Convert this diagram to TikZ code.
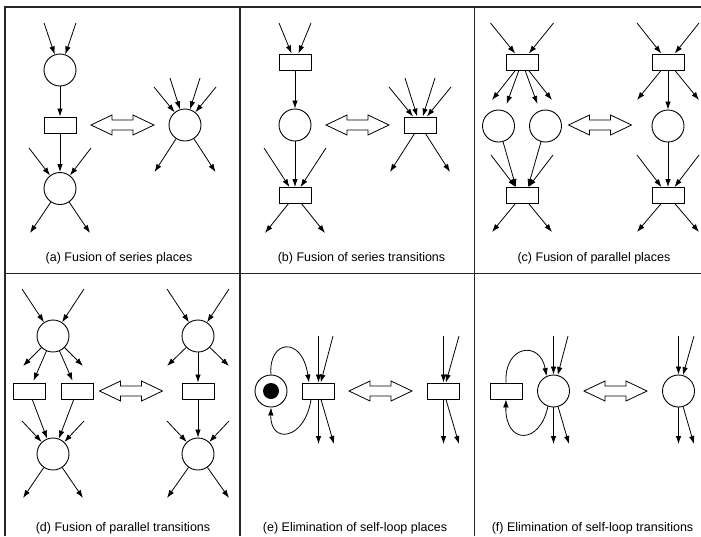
\documentclass[tikz,border=0pt]{standalone}
\usepackage{fontspec}
\setmainfont{Liberation Sans}
\usetikzlibrary{arrows.meta}

\tikzset{
  place/.style={circle, draw, line width=0.9pt, minimum size=32pt, inner sep=0pt},
  trans/.style={rectangle, draw, line width=0.9pt, minimum width=32pt, minimum height=16pt, inner sep=0pt},
  token/.style={circle, fill=black, minimum size=16pt, inner sep=0pt},
  arc/.style={-{Latex[length=8pt,width=5.5pt]}, line width=0.8pt},
  frame/.style={line width=1.2pt, draw=black!85},
  caption/.style={font=\fontsize{12.5}{15}\selectfont, anchor=base},
  pics/swaparrow/.style={code={
    \draw[line width=0.8pt, fill=white]
      (-31.5,0) -- (-10.5,-10) -- (-10.5,-5) -- (10.5,-5) -- (10.5,-10) -- (31.5,0)
      -- (10.5,10) -- (10.5,5) -- (-10.5,5) -- (-10.5,10) -- cycle;}}
}

\begin{document}
\begin{tikzpicture}[x=1pt, y=-1pt]
\useasboundingbox (0,0) rectangle (701,536);

% panel frame
\draw[frame] (5,536) -- (5,7) -- (701,7);
\draw[frame] (240,7) -- (240,536);
\draw[frame] (474.5,7) -- (474.5,536);
\draw[frame] (5,273.5) -- (701,273.5);

% ---------- (a) fusion of series places ----------
\node[place] (a1) at (60,70) {};
\node[trans] (a2) at (60,125) {};
\node[place] (a3) at (60,188.5) {};
\coordinate (a1i1) at (44,23);  \coordinate (a1i2) at (76,23);
\coordinate (a3i1) at (29,148); \coordinate (a3i2) at (91,148);
\coordinate (a3o1) at (30,233); \coordinate (a3o2) at (90,233);
\draw[arc] (a1i1) -- (a1);
\draw[arc] (a1i2) -- (a1);
\draw[arc] (a1) -- (a2);
\draw[arc] (a2) -- (a3);
\draw[arc] (a3i1) -- (a3);
\draw[arc] (a3i2) -- (a3);
\draw[arc] (a3) -- (a3o1);
\draw[arc] (a3) -- (a3o2);
\pic at (122.5,125) {swaparrow};
\node[place] (a4) at (185,125) {};
\coordinate (a4i1) at (154,87);  \coordinate (a4i2) at (170,78);
\coordinate (a4i3) at (200,78);  \coordinate (a4i4) at (216,87);
\coordinate (a4o1) at (154.5,172); \coordinate (a4o2) at (215.5,172);
\foreach \s in {a4i1,a4i2,a4i3,a4i4} \draw[arc] (\s) -- (a4);
\draw[arc] (a4) -- (a4o1);
\draw[arc] (a4) -- (a4o2);
\node[caption] (acap) at (119,261) {(a) Fusion of series places};

% ---------- (b) fusion of series transitions ----------
\node[trans] (b1) at (295,62) {};
\node[place] (b2) at (295,125) {};
\node[trans] (b3) at (295,195.5) {};
\coordinate (b1i1) at (279,23);  \coordinate (b1i2) at (311,23);
\coordinate (b3i1) at (264,148); \coordinate (b3i2) at (326,148);
\coordinate (b3o1) at (265,233); \coordinate (b3o2) at (325,233);
\draw[arc] (b1i1) -- (b1);
\draw[arc] (b1i2) -- (b1);
\draw[arc] (b1) -- (b2);
\draw[arc] (b2) -- (b3);
\draw[arc] (b3i1) -- (b3);
\draw[arc] (b3i2) -- (b3);
\draw[arc] (b3) -- (b3o1);
\draw[arc] (b3) -- (b3o2);
\pic at (357.5,125) {swaparrow};
\node[trans] (b4) at (420,125) {};
\coordinate (b4i1) at (389,87);  \coordinate (b4i2) at (405,78);
\coordinate (b4i3) at (435,78);  \coordinate (b4i4) at (451,87);
\coordinate (b4o1) at (390,172); \coordinate (b4o2) at (450,172);
\foreach \s in {b4i1,b4i2,b4i3,b4i4} \draw[arc] (\s) -- (b4);
\draw[arc] (b4) -- (b4o1);
\draw[arc] (b4) -- (b4o2);
\node[caption] (bcap) at (361.5,261) {(b) Fusion of series transitions};

% ---------- (c) fusion of parallel places ----------
\node[trans] (c1) at (522,62) {};
\node[place] (c2) at (498.5,126) {};
\node[place] (c3) at (545.5,126) {};
\node[trans] (c4) at (522,195.5) {};
\coordinate (c1i1) at (490.5,23); \coordinate (c1i2) at (553.5,23);
\coordinate (c1o1) at (492,100);  \coordinate (c1o2) at (552,100);
\coordinate (c4i1) at (491,155);  \coordinate (c4i2) at (553,155);
\coordinate (c4o1) at (492,232);  \coordinate (c4o2) at (552,232);
\draw[arc] (c1i1) -- (c1);
\draw[arc] (c1i2) -- (c1);
\draw[arc] (c1) -- (c1o1);
\draw[arc] (c1) -- (c1o2);
\draw[arc, shorten >=7pt] (c1) -- (c2);
\draw[arc, shorten >=7pt] (c1) -- (c3);
\draw[arc] (c2) -- ([xshift=-6pt]c4.north);
\draw[arc] (c3) -- ([xshift=6pt]c4.north);
\draw[arc] (c4i1) -- (c4);
\draw[arc] (c4i2) -- (c4);
\draw[arc] (c4) -- (c4o1);
\draw[arc] (c4) -- (c4o2);
\pic at (600,125) {swaparrow};
\node[trans] (c5) at (668,62) {};
\node[place] (c6) at (668,126) {};
\node[trans] (c7) at (668,195.5) {};
\coordinate (c5i1) at (637,23);  \coordinate (c5i2) at (699,23);
\coordinate (c5o1) at (637,100); \coordinate (c5o2) at (699,100);
\coordinate (c7i1) at (637,155); \coordinate (c7i2) at (699,155);
\coordinate (c7o1) at (637,232); \coordinate (c7o2) at (699,232);
\draw[arc] (c5i1) -- (c5);
\draw[arc] (c5i2) -- (c5);
\draw[arc] (c5) -- (c5o1);
\draw[arc] (c5) -- (c5o2);
\draw[arc] (c5) -- (c6);
\draw[arc] (c6) -- (c7);
\draw[arc] (c7i1) -- (c7);
\draw[arc] (c7i2) -- (c7);
\draw[arc] (c7) -- (c7o1);
\draw[arc] (c7) -- (c7o2);
\node[caption] (ccap) at (594,261) {(c) Fusion of parallel places};

% ---------- (d) fusion of parallel transitions ----------
\node[place] (d1) at (53,336) {};
\node[trans] (d2) at (29,391) {};
\node[trans] (d3) at (77,391) {};
\node[place] (d4) at (53,454) {};
\coordinate (d1i1) at (22,289);  \coordinate (d1i2) at (84,289);
\coordinate (d1o1) at (23,366);  \coordinate (d1o2) at (83,366);
\coordinate (d4i1) at (22,421);  \coordinate (d4i2) at (84,421);
\coordinate (d4o1) at (23,498);  \coordinate (d4o2) at (83,498);
\draw[arc] (d1i1) -- (d1);
\draw[arc] (d1i2) -- (d1);
\draw[arc] (d1) -- (d1o1);
\draw[arc] (d1) -- (d1o2);
\draw[arc, shorten >=2pt] (d1) -- (d2);
\draw[arc, shorten >=2pt] (d1) -- (d3);
\draw[arc] (d2) -- (d4);
\draw[arc] (d3) -- (d4);
\draw[arc] (d4i1) -- (d4);
\draw[arc] (d4i2) -- (d4);
\draw[arc] (d4) -- (d4o1);
\draw[arc] (d4) -- (d4o2);
\pic at (131,391) {swaparrow};
\node[place] (d5) at (198,336) {};
\node[trans] (d6) at (198,391) {};
\node[place] (d7) at (198,454) {};
\coordinate (d5i1) at (167,289); \coordinate (d5i2) at (229,289);
\coordinate (d5o1) at (167,366); \coordinate (d5o2) at (229,366);
\coordinate (d7i1) at (167,421); \coordinate (d7i2) at (229,421);
\coordinate (d7o1) at (167,498); \coordinate (d7o2) at (229,498);
\draw[arc] (d5i1) -- (d5);
\draw[arc] (d5i2) -- (d5);
\draw[arc] (d5) -- (d5o1);
\draw[arc] (d5) -- (d5o2);
\draw[arc] (d5) -- (d6);
\draw[arc] (d6) -- (d7);
\draw[arc] (d7i1) -- (d7);
\draw[arc] (d7i2) -- (d7);
\draw[arc] (d7) -- (d7o1);
\draw[arc] (d7) -- (d7o2);
\node[caption] (dcap) at (123,531) {(d) Fusion of parallel transitions};

% ---------- (e) elimination of self-loop places ----------
\node[place] (e1) at (271,391) {};
\node[token] (e1t) at (271,391) {};
\node[trans] (e2) at (318.5,391) {};
\coordinate (e2i1) at (318.5,336); \coordinate (e2i2) at (333,336);
\coordinate (e2o1) at (318.5,444); \coordinate (e2o2) at (334,444);
\draw[arc] (e2i1) -- (e2);
\draw[arc] (e2i2) -- (e2);
\draw[arc] (e2) -- (e2o1);
\draw[arc] (e2) -- (e2o2);
\draw[arc] (e1.north) .. controls (268,340) and (302,335) .. ([xshift=-9.5pt]e2.north);
\draw[arc] ([xshift=-7.5pt]e2.south) .. controls (305,440) and (270,445) .. (e1.south);
\pic at (380.5,391) {swaparrow};
\node[trans] (e3) at (443.5,391) {};
\coordinate (e3i1) at (443.5,336); \coordinate (e3i2) at (459,336);
\coordinate (e3o1) at (443.5,444); \coordinate (e3o2) at (459,444);
\draw[arc] (e3i1) -- (e3);
\draw[arc] (e3i2) -- (e3);
\draw[arc] (e3) -- (e3o1);
\draw[arc] (e3) -- (e3o2);
\node[caption] (ecap) at (355,531) {(e) Elimination of self-loop places};

% ---------- (f) elimination of self-loop transitions ----------
\node[trans] (f1) at (506,391) {};
\node[place] (f2) at (553.5,391) {};
\coordinate (f2i1) at (553.5,336); \coordinate (f2i2) at (568,336);
\coordinate (f2o1) at (553.5,444); \coordinate (f2o2) at (569,444);
\draw[arc] (f2i1) -- (f2);
\draw[arc] (f2i2) -- (f2);
\draw[arc] (f2) -- (f2o1);
\draw[arc] (f2) -- (f2o2);
\draw[arc] (f1.north) .. controls (504,345) and (540,340) .. (f2.115);
\draw[arc] (f2.250) .. controls (540,445) and (505,445) .. (f1.south);
\pic at (615.5,391) {swaparrow};
\node[place] (f3) at (678.5,391) {};
\coordinate (f3i1) at (678.5,336); \coordinate (f3i2) at (694,336);
\coordinate (f3o1) at (678.5,444); \coordinate (f3o2) at (694,444);
\draw[arc] (f3i1) -- (f3);
\draw[arc] (f3i2) -- (f3);
\draw[arc] (f3) -- (f3o1);
\draw[arc] (f3) -- (f3o2);
\node[caption] (fcap) at (592.5,531) {(f) Elimination of self-loop transitions};
\end{tikzpicture}
\end{document}
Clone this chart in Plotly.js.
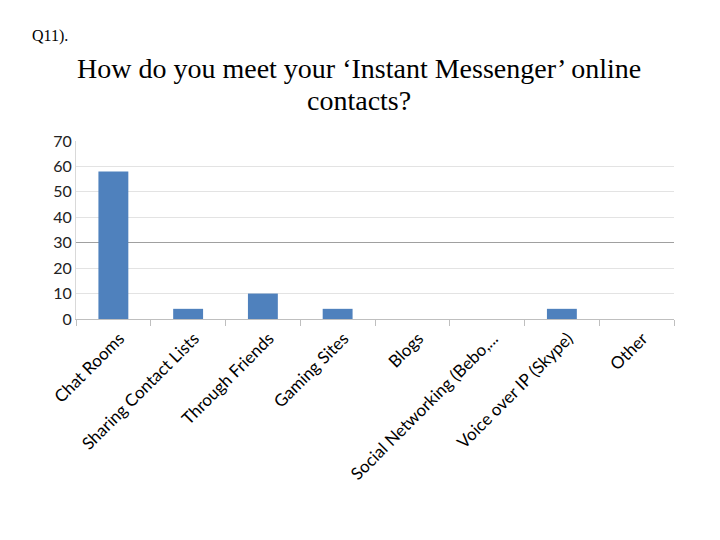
<!DOCTYPE html>
<html><head><meta charset="utf-8">
<script src="https://cdn.plot.ly/plotly-3.0.1.min.js"></script>
<style>html,body{margin:0;padding:0;background:#fff;}#chart{width:720px;height:540px;}</style>
</head><body><div id="chart"></div>
<script>
const categories = ["Chat Rooms","Sharing Contact Lists","Through Friends","Gaming Sites","Blogs","Social Networking (Bebo,...","Voice over IP (Skype)","Other"];
const counts = [58, 4, 10, 4, 0, 0, 4, 0];
const yTicks = [0,10,20,30,40,50,60,70];
const darkGridValue = 30;
const titleLines = ["How do you meet your ‘Instant Messenger’ online", "contacts?"];

const trace = {
  type: 'bar', x: categories, y: counts, width: 0.4,
  marker: {color: '#4f81bd', line: {width: 0}},
  hoverinfo: 'x+y'
};
const helper = {type: 'scatter', x: [], y: [], yaxis: 'y2', hoverinfo: 'skip', showlegend: false};
const serif = '"Liberation Serif", "Times New Roman", serif';
const layout = {
  width: 720, height: 540,
  margin: {l: 76, r: 46, t: 141, b: 221},
  paper_bgcolor: '#fff', plot_bgcolor: '#fff',
  showlegend: false,
  xaxis: {
    type: 'category', automargin: false,
    tickangle: -45, tickfont: {family: 'Lato, "Open Sans", sans-serif', size: 17, color: '#000'},
    ticklabelshift: 6, ticklabelstandoff: 2,
    showline: true, linecolor: '#bfbfbf', linewidth: 1,
    ticks: 'outside', tickson: 'boundaries', ticklen: 6, tickcolor: '#bfbfbf',
    showgrid: false, range: [-0.5, 7.5], fixedrange: true
  },
  yaxis: {
    automargin: false, range: [0, 70], tickvals: yTicks,
    tickfont: {family: 'Lato, "Open Sans", sans-serif', size: 16, color: '#222'},
    showgrid: true, gridcolor: '#e3e3e3', gridwidth: 1,
    showline: true, linecolor: '#d9d9d9', linewidth: 1,
    zeroline: false, ticks: '', ticklen: 0, fixedrange: true
  },
  yaxis2: {
    overlaying: 'y', automargin: false, range: [0, 70], tickvals: [darkGridValue],
    showticklabels: false, showgrid: true, gridcolor: '#a0a0a0', gridwidth: 1,
    showline: false, zeroline: false, ticks: '', fixedrange: true
  },
  annotations: [
    {text: 'Q11).', xref: 'paper', yref: 'paper', x: -0.085, y: 1.0, xanchor: 'left', yanchor: 'middle',
     showarrow: false, font: {family: serif, size: 16, color: '#000'},
     xshift: 5, yshift: 105},
    {text: titleLines[0], xref: 'paper', yref: 'paper',
     x: 0.474, y: 1.0, xanchor: 'center', yanchor: 'middle', yshift: 73, showarrow: false,
     font: {family: serif, size: 28, color: '#000'}},
    {text: titleLines[1], xref: 'paper', yref: 'paper',
     x: 0.474, y: 1.0, xanchor: 'center', yanchor: 'middle', yshift: 41, showarrow: false,
     font: {family: serif, size: 28, color: '#000'}}
  ]
};
Plotly.newPlot('chart', [trace, helper], layout, {displayModeBar: false, staticPlot: true});
</script></body></html>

----

What is expected:
From the records above, pull out every line containing the word "code".

Response to this task:
Convert this diagram to TikZ code.
  pics/swaparrow/.style={code={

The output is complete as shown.